Insomniac

Last night I went to bed around 11:15. I woke up about three hours later, for no apparent reason. I couldn’t fall back asleep. I drank some water. I watched some TV. I got back into bed and my mind was racing. I wasn’t tired at all. An old journal entry popped into my head, something I wrote near the end of my last year of college. I dug through my box of old notebooks and found what I was looking for:

4/27/95

…I thrive on emotions, I suck them out of people, I am a supervillain like one of Superman’s super-powered enemies, with my fatal addiction that makes me have to suck in the universe like a vacuum sucking in a black tablecloth, only there is no underneath because I’ve sucked out existence. And even that won’t be enough because I must have more, more emotion. Intense emotion… Beautiful sexy crunchy, life-fulfilling emotion!

I got back into bed and my mind was still active. The sky outside grew lighter. “Fuck,” I said.

I fell asleep around 6:15 and slept for another hour and a half.

I’m exhausted today. I might go home at lunchtime.

I had a major bout of insomnia a week and a half ago. I thought it had pretty much gone away. But apparently it’s come back.

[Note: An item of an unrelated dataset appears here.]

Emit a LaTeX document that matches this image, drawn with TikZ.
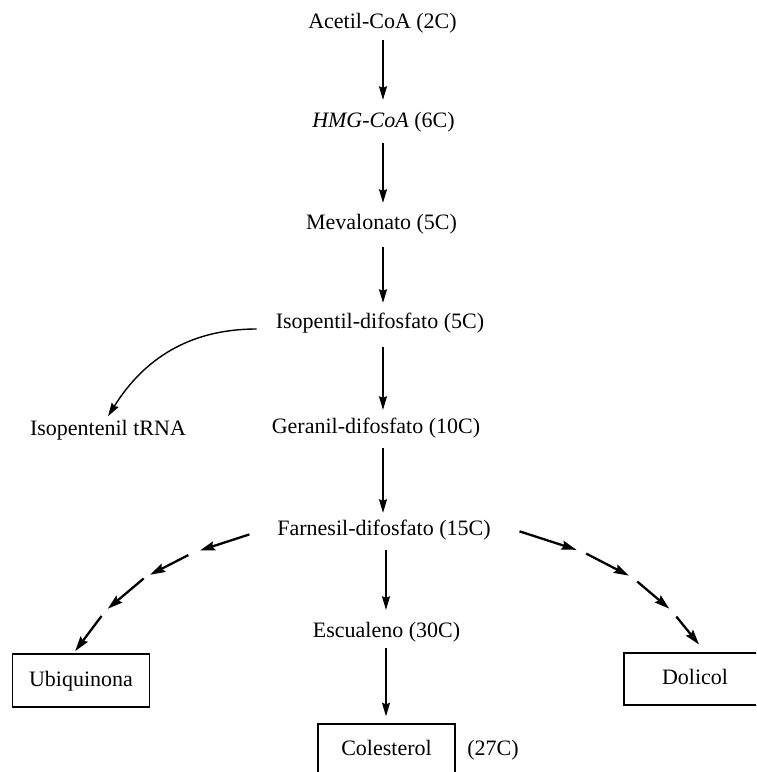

There is so much I want to write about, so much inside me that I want to express. And yet.

6 thoughts on “Insomniac

  1. that is a scary villain … one who sucks and feeds off the emotions and energies out of those (s)he encounters

    have you met my mother?

  2. I know what that feels like. I can see the saddness in your recent posts. From my experience it seems that what we need to make us happy is usually within reach, only we often feel unable to find it or are to scared to do anything about it. I hope things get better for you.

  3. Can your therapist write a script? Ask him/her about hypomanic symptoms related to Type II bipolar and what (s)he thinks of various short term drugs from the -azepam family to be used as needed. (Non mood altering, low level stabilizing tranqs.) If diagnosis has been slow or you’re having trouble figuring out if your emotions are out of whack and causing the insomnia or if its the other way around, ask your shrink about taking the MMPI. (Diagnostic battery, very long… helpful, tho.)

    Obviously I’m highly unqualified here and I’m basing this on what you disclose on-line, but to those of us outside your head there does seem to be a certain pattern. Beyond that, hang in there, Jeff. Keep posting, and you have my e-mail address.

  4. Gee, things must be bad this is the first spot I could find to even leave a comment. I started reading here a week or so ago and even bookmarked this blog so I could find my way back. I am sorry that you are feeling like you do, I wish I could help. I have been where you are right now and for many years, to be exact. Feel free to write me if it will do any good. take care of yourself, buddy.